Anyway, book buying ban or not, what makes me buy a book? I guess it depends on my mood. I mean, when I’m in a bookstore (especially an indie), I’m often a kid in a candy store. I snatch up anything that looks pretty and moderately interesting. Which often results in a ridiculous total at the register. So I guess that’s not what I’m trying to figure out as I write this post.
I’m talking about those thoughtful purchases. Those books you just have to have. The ones you want to be sure are at your fingertips whenever you think of them. This question is especially difficult for me since I started blogging and getting advance copies. I mean, if you’ve already read the book for free, do you bother buying it? You don’t have to delete or destroy the advance copies (well, you’re supposed to). You can go back and read them. But I don’t. If I truly loved a book, I go out and buy it. What’s interesting is that I rarely buy a book I got from the library. Not quite sure why.
I suppose that there a couple of things that result in a purchase of a book I’ve read as an advance copy. The first is, of course, that the book is good. Doesn’t have to be fabulous (see the next reason), but good enough for me to want to read again. The second reason often has to do with the author. The majority of books I purchase that I’ve read as advance copies are those written by authors that were nice to me. See, that’s all you have to do. Write a decent book and be nice to me.
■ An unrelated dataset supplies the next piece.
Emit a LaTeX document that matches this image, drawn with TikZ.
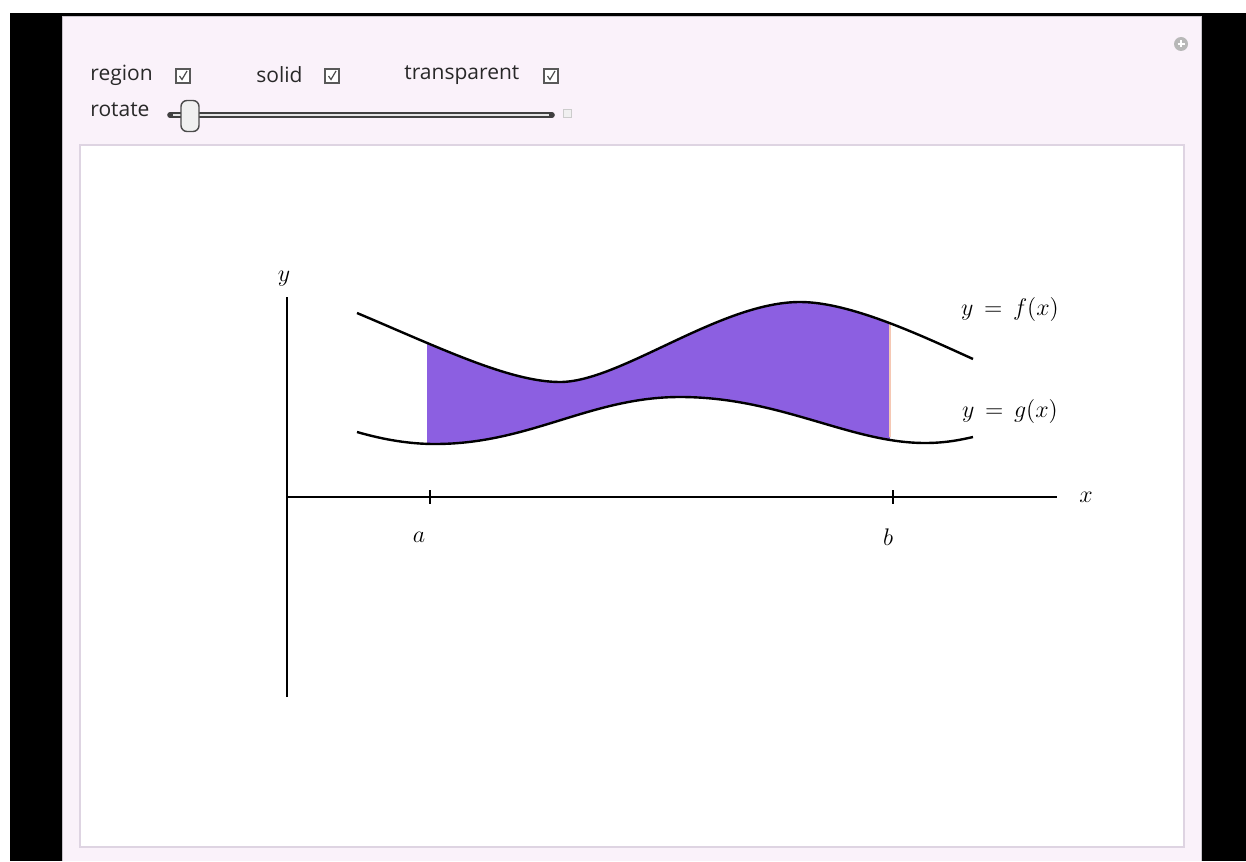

What about preorders, you ask? Well that’s an entirely different category. I mean, when you preorder a book you’re committing to it in advance (often months in advance). For me this is much harder than any other book-buying decision. Some preorders are practically obligatory. Anything Diana Gabaldon writes, for example, is preordered months in advance. By the time I got my copy of Written in My Own Heart’s Blood it had been on preorder for an entire year. That’s right, 365 days, 52 weeks, blah, blah, blah. The rest of the time my preorders match the two reasons for buying any other book. Although the book needs to have been awesome (if an advance copy) or have lots of potential for awesomeness (not just be good).